- **Work required**
Return a copy of every line in the records that includes the word "this".

_____

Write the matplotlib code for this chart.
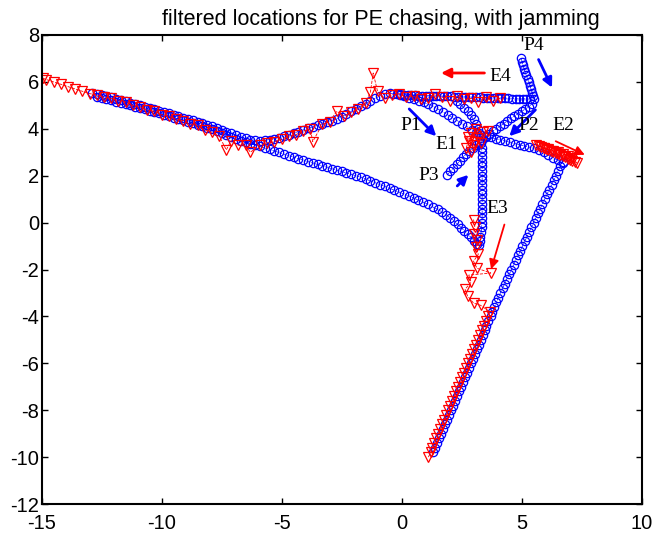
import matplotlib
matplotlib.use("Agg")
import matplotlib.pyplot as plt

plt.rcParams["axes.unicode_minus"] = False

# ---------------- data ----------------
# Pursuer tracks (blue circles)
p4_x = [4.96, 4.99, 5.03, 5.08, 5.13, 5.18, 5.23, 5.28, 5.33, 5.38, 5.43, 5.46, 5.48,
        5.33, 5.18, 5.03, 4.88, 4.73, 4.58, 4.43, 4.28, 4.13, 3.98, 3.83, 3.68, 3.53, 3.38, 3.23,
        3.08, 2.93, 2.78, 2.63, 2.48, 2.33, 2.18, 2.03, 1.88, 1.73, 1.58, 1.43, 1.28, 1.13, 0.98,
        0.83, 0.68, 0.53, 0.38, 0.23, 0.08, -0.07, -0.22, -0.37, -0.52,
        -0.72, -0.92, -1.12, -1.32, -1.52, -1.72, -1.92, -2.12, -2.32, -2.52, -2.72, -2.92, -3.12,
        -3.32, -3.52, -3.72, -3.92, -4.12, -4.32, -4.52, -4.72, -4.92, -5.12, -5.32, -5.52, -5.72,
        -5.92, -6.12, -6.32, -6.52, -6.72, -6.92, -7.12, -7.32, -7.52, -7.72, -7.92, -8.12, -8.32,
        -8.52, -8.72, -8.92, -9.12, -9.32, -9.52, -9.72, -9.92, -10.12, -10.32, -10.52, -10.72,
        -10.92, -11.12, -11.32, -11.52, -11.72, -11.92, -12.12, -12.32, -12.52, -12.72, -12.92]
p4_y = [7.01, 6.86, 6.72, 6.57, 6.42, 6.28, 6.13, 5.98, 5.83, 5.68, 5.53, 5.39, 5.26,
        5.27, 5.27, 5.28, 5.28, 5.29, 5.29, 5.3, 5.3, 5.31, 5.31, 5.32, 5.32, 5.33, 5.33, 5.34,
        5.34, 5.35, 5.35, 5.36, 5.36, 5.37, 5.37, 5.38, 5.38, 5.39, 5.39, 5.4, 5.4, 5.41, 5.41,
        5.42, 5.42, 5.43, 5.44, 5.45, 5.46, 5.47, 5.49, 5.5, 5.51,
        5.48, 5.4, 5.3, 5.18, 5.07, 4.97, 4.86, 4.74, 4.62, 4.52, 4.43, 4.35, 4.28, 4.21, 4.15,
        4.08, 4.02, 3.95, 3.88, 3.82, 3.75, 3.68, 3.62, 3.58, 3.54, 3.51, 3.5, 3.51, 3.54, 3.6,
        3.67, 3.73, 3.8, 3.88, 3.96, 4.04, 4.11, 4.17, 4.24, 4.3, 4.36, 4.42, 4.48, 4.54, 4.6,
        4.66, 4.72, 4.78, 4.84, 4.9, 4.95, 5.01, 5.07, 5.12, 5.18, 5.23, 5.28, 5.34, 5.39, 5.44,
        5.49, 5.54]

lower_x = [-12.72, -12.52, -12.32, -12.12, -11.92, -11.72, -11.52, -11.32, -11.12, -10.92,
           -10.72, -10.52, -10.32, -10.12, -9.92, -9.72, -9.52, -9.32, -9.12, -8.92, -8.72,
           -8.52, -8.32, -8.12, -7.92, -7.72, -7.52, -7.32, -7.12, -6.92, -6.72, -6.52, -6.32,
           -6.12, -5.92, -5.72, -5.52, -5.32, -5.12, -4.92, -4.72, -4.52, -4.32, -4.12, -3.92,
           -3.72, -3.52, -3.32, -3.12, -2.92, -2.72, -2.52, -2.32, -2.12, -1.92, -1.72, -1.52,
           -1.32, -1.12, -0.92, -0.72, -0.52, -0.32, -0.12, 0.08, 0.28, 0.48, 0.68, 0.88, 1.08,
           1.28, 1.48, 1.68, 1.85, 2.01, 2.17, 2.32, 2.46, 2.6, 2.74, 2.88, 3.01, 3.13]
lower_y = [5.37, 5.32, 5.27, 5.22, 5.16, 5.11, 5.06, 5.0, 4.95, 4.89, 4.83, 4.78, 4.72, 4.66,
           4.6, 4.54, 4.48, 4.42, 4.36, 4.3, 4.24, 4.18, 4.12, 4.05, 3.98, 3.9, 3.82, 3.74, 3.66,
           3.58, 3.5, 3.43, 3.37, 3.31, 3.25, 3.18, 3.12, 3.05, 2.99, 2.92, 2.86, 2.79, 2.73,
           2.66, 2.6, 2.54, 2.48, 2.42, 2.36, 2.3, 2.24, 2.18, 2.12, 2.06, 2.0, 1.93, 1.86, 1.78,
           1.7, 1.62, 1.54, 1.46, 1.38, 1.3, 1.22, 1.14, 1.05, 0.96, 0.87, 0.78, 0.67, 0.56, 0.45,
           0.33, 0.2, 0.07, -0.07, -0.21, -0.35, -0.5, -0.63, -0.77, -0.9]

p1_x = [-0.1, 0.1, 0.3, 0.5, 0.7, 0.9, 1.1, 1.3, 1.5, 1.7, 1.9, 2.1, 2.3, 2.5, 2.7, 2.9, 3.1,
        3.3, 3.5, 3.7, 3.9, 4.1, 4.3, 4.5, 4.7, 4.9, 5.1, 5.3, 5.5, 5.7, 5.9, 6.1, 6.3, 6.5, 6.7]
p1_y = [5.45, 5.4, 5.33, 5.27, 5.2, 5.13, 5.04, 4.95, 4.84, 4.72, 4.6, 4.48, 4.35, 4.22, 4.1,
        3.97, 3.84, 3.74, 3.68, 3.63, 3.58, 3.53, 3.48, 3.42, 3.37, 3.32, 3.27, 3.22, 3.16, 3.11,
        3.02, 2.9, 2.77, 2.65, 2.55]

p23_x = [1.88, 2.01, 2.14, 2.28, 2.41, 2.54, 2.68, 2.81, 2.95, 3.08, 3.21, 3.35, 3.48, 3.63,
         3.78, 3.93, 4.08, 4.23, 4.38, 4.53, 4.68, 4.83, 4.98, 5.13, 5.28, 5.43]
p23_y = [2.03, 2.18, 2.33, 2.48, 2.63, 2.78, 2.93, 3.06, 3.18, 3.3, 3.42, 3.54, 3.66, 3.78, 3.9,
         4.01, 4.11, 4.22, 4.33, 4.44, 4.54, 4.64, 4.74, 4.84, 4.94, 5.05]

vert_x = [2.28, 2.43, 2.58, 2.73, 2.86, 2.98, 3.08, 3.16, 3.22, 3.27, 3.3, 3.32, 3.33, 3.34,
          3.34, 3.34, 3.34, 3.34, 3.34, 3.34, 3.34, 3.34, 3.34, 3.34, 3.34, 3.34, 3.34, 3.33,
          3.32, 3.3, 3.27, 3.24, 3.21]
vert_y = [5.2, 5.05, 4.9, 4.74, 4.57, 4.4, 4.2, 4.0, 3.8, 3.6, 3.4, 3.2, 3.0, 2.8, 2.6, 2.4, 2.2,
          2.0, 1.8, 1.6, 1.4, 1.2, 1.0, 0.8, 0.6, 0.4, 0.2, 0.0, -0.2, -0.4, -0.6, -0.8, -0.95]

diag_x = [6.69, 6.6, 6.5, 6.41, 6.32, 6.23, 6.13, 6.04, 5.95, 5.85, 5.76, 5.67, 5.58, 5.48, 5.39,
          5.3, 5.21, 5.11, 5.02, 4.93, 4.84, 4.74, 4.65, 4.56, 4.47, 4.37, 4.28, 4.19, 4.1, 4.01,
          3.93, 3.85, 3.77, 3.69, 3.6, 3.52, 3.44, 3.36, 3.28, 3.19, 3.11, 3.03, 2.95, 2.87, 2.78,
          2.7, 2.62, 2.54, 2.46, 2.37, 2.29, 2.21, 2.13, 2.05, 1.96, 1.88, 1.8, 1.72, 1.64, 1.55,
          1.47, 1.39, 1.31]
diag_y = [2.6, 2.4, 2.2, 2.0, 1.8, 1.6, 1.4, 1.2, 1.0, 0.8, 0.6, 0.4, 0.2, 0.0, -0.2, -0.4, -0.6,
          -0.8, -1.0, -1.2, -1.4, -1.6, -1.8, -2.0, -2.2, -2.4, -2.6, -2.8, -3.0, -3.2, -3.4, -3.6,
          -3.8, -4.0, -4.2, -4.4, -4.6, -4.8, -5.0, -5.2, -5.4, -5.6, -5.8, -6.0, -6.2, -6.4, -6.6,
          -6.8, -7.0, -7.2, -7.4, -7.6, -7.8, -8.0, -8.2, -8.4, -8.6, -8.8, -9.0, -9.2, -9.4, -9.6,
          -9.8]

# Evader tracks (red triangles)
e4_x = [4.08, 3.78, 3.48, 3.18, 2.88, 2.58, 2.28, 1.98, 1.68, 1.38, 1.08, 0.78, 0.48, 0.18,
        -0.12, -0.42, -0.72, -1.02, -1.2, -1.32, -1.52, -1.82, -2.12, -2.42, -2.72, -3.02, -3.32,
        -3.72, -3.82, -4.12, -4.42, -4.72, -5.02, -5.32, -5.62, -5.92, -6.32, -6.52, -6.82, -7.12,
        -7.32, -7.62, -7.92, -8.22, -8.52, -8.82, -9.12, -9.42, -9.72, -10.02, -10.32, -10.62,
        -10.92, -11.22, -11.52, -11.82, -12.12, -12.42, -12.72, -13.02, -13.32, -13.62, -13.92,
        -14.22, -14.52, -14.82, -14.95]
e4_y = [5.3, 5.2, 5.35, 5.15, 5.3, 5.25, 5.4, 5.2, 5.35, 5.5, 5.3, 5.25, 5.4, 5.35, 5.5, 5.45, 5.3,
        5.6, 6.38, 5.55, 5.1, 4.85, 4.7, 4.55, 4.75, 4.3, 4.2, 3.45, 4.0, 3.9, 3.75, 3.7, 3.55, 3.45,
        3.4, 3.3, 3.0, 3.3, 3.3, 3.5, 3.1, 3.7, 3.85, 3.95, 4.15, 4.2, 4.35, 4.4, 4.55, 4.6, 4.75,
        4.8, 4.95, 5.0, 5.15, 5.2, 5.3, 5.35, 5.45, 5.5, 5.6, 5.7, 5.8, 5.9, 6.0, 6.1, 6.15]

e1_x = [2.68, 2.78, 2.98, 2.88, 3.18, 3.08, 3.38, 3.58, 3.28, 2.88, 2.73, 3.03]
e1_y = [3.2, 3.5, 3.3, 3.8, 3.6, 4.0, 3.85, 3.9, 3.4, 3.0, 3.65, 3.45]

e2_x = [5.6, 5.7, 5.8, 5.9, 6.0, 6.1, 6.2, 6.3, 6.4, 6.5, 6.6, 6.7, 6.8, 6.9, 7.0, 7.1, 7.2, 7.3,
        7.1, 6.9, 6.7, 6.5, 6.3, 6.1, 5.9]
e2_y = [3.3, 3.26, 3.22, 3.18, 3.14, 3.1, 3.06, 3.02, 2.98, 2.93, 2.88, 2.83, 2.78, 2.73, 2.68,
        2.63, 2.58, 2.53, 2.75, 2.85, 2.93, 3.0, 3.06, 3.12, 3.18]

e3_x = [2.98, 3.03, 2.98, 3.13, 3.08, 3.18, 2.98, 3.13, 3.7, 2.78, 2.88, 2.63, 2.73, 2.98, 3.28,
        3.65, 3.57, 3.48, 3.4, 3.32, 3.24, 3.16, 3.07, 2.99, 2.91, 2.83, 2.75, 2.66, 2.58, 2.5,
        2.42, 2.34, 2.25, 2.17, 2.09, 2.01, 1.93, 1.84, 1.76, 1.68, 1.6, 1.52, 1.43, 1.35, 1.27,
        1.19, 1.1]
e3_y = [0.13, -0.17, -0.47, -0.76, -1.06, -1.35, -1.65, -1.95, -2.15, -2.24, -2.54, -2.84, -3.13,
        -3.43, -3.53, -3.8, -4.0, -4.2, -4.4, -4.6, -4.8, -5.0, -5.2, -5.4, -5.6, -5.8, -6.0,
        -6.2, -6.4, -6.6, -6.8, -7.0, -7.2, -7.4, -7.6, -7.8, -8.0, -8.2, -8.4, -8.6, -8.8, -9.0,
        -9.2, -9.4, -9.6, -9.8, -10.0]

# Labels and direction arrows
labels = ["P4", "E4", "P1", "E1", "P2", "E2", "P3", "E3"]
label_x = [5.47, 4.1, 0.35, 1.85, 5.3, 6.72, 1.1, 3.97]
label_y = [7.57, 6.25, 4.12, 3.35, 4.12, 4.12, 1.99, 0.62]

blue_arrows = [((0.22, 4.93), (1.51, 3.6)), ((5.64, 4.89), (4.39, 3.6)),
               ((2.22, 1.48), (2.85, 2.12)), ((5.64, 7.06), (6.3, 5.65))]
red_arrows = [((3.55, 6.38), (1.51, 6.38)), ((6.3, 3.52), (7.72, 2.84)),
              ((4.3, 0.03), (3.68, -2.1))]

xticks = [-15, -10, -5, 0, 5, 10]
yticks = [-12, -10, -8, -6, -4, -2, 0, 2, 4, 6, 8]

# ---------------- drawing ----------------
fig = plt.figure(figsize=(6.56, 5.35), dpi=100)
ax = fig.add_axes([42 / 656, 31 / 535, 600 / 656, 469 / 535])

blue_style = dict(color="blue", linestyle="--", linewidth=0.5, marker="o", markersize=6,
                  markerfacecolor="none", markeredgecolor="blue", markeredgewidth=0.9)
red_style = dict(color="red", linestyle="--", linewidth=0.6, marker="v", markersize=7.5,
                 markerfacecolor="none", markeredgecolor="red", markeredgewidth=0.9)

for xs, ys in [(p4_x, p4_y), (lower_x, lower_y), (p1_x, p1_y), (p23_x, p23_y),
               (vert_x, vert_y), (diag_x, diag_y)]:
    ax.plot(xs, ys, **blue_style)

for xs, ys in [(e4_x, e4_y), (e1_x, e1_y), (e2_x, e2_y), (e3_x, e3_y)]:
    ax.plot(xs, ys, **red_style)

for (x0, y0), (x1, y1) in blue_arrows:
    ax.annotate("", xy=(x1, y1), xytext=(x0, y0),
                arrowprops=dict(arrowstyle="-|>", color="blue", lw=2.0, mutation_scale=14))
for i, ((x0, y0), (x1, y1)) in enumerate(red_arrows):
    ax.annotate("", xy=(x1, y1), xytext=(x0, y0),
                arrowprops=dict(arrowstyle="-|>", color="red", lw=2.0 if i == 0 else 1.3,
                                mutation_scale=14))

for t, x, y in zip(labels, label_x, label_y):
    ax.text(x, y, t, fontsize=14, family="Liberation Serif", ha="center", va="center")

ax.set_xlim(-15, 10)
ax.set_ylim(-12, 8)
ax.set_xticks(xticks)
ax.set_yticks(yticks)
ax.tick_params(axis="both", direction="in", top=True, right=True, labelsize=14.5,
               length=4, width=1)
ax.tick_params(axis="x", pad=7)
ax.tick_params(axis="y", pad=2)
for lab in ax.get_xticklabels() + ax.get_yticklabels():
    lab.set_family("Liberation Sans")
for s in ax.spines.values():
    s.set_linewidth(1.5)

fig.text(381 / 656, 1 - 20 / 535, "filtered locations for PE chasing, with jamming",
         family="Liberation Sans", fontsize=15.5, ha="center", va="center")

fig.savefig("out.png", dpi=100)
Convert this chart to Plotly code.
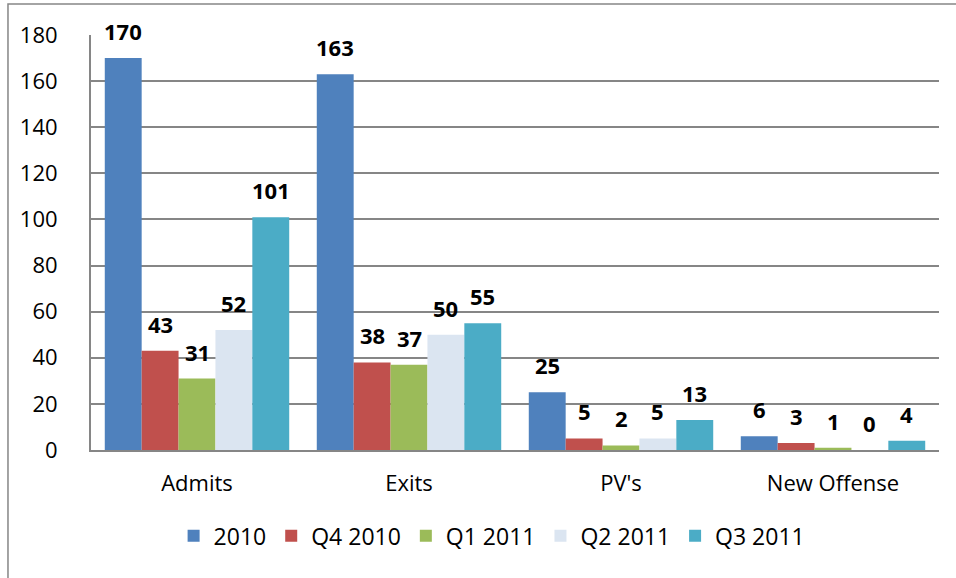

_____

- **Answer to the problem**
Write the matplotlib code for this chart.
Convert this chart to Plotly code.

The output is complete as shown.